According to the SEC’s complaint, after traditional sources of private loans disappeared in early 2008, the company established two private loan programs funded by outside parties and made certain guarantees to mitigate the risk of loss.  When the performance of these loans became so poor that, “the default rates have far exceeded anything we modeled or observed in available historical data for similar student loans” company executives allegedly took drastic steps to fraudulently conceal the financial impact of these student loan programs.  This had the effect of   delaying defaults and temporarily avoiding tens of millions of dollars in guarantee payments.  In 2014 alone, ITT was forced to make $170 million in payments to satisfy its guarantee obligations under these two loan programs.  

Partly driven by losses from these two programs, ITT has faced myriad financial difficulties and has been forced to amend its creditor agreements.  A number provisions included in these agreements have the potential to trigger a default by the company.  For instance, ITT’s financing agreement provides that the commencement of a civil proceeding by a governmental authority in which the penalties sought are more than $25 million and which remains undismissed or unstayed for a period of 120 days would constitute a default.  This provision was triggered by the commencement of the SEC’s lawsuit and would lead to a default on September 12, 2015 should this case remain undismissed or unstayed until that date.     

ITT will be also be considered to be in default by its creditors if the Department of Education freezes its financial aid payments for five days or more.  As you know it was the Department of Education’s decision to place a 21 day hold on Corinthian’s ability to receive federal aid payments for failing to address concerns about its practices that led to the company’s failure.  ITT has already been placed on level 1 heightened cash monitoring by the Department due to its failure to timely submit their 2013 financial statements, and could potentially face the same issues that necessitated the Department delaying Corinthian’s ability to receive federal aid payments.    

According to the company, if there were to be a delay in the receipt of Title IV funds “we cannot assure you that we would be able to continue to operate our business.”  One analyst who follows the sector has stated that ITT has in his view, “taken all of the obvious steps they can take [to turn themselves around]. There’s not an obvious next step for them.”  He went on to add if ITT’s enrollments, “don’t get better in any meaningful way, and they can’t shake off the lawsuits, then they’re stuck — they can’t sell themselves, they can’t retire.”  And yet prospective students around the country continue to enroll each day and the Department is lending them the money to do so.

Financial struggles in the for-profit college industry have not been limited to ITT.  Following the collapse of the Corinthian Colleges, Education Management Corporation announced it was phasing out some of its Art Institutes locations, and Career Education Corporation is closing or selling off most of its campuses.  Based on the most recent data available from the Department of Education, 119 for-profit colleges are not considered financially responsible and 323 are subject to heightened cash monitoring by the Department.    

Given the high risk that there are likely to be more failures within the for-profit education industry, it is incumbent upon the Department to prepare a risk based strategy for addressing these issues.  This means that once signs of difficulties emerge the Department should begin to utilize the tools at its disposal and take additional action should these problems persist.  Such a strategy must include:

  • Use of Triggers:  There are number of characteristics, or “triggers”, which indicate a school’s failing financial health.
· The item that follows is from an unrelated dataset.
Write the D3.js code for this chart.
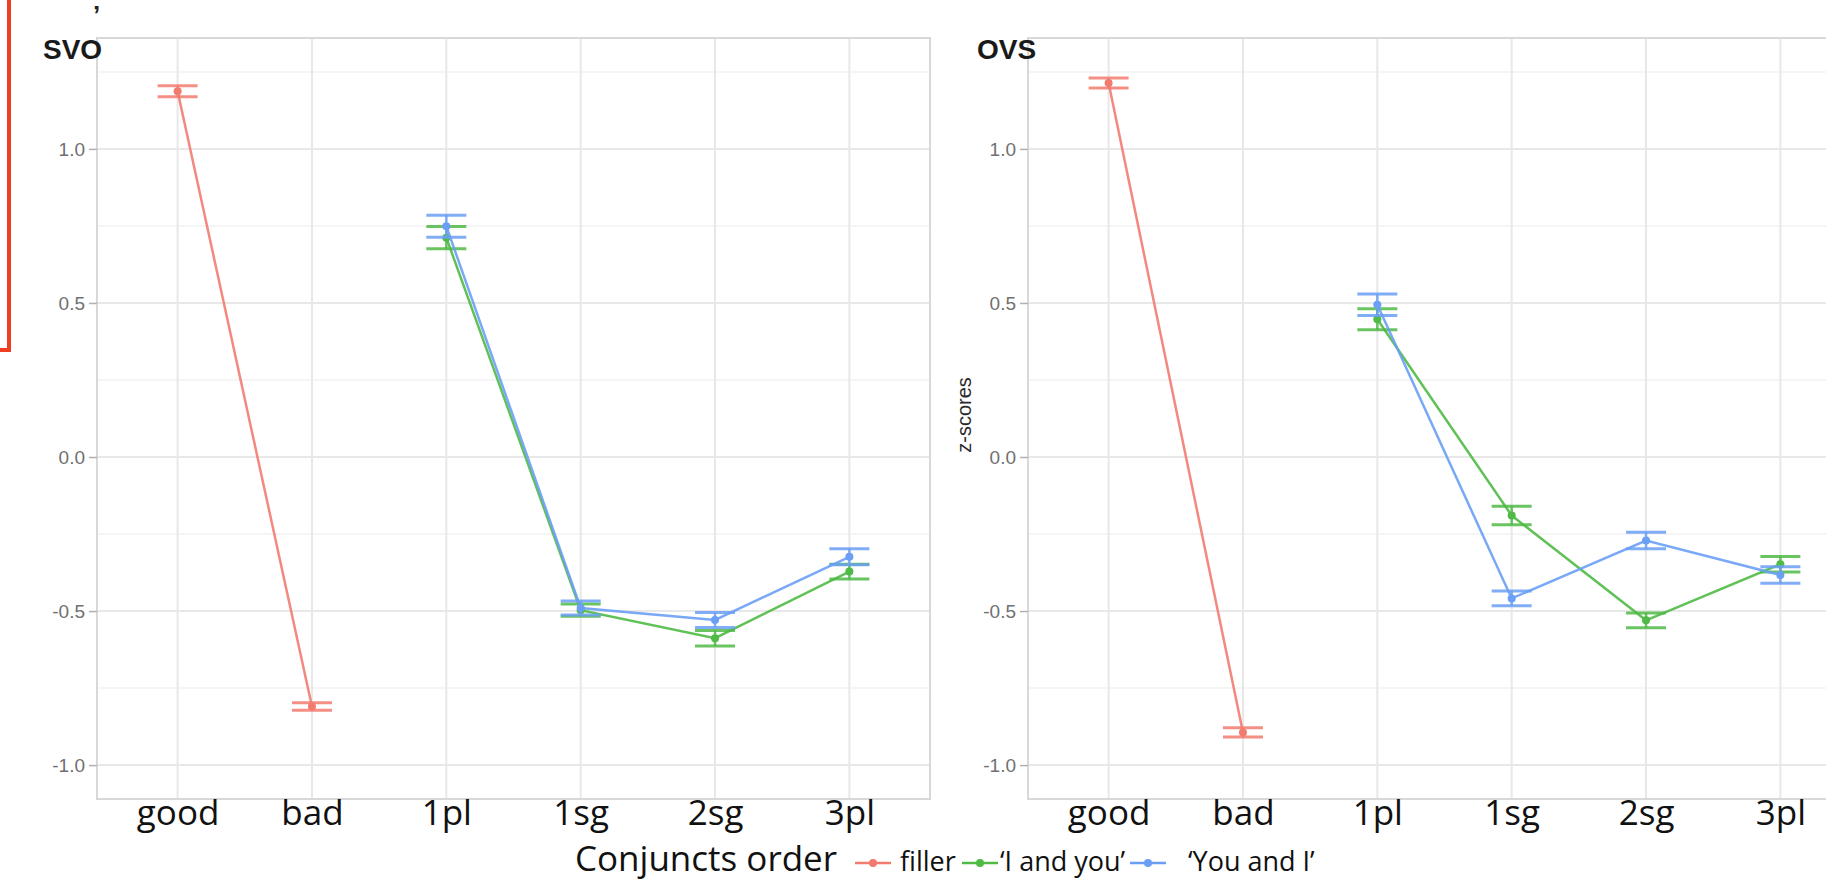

Triggers that warrant action include but are not limited to a failing financial responsibility score, multiple federal or state investigations, lawsuits or settlements alleging illegal and deceptive practices, high cohort default rates, or troubling program reviews.    
  • Informing Students About Failing Institutional Health:  If there is a possibility that a company’s continued eligibility to receive federal financial aid funds could be threatened, the Department must take steps make sure that current and prospective students are aware of any looming financial instability and of any allegations of wrongdoing by state or federal authorities. 
  • Examining Letters of Credit:  The Department must examine any letters of credit posted by a financially struggling for-profit education companies to determine whether they are sufficient to lessen the disruption that would occur in the event of a company’s failure.
  • Identifying High-Quality Alternatives:  The Department must preemptively identify quality educational alternatives exist for students who want to continue their education at should their institution close.  High quality educational opportunities however, should not include other for-profit colleges who are financially struggling or under investigation for misleading and deceptive practices.        
  • Loan Discharge:  Once it is clear that a for-profit education company has no other path available other than failure, students must have access to accurate and accessible information about their right to have their loan discharged.  It also must be made clear to students that transferring to another college or university will bar them from having their student loans discharged. 
  • Sales of Failed Institutions:  The Department should only facilitate sales to institutions of higher education with a proven record of success.  If a school’s creditors are forced to take over the institution as part of a debt restructuring agreement, the Department should closely examine their qualifications to operate an institution of higher education. 

As documented in the 2012 HELP Committee report, Corinthian Colleges was one of the worst actors in the for-profit college sector and was found to have committed multiple instances of fraud and other misconduct.  The problem with Corinthian, however, was not that the company was forced to declare bankruptcy, but that its wrongdoing went unchecked for so long.  The result was that the company continued enroll more students and consume an ever increasing amount of taxpayer dollars – at little benefit to the public. 

In the aftermath of Corinthian’s collapse, the Department was criticized for not having the proper controls in place to monitor the finances of large, publicly traded for-profit education companies.  The Department now has an opportunity to correct this perception and develop a more effective strategy for dealing with the bad actors in the for-profit college industry and minimizing the potential harm to taxpayers and students.  We ask that your Department take steps to identify problem institutions and develop a plan that best serves the needs of students and taxpayers.

Thank you for your consideration of this matter.  We look forward to discussing this matter with you.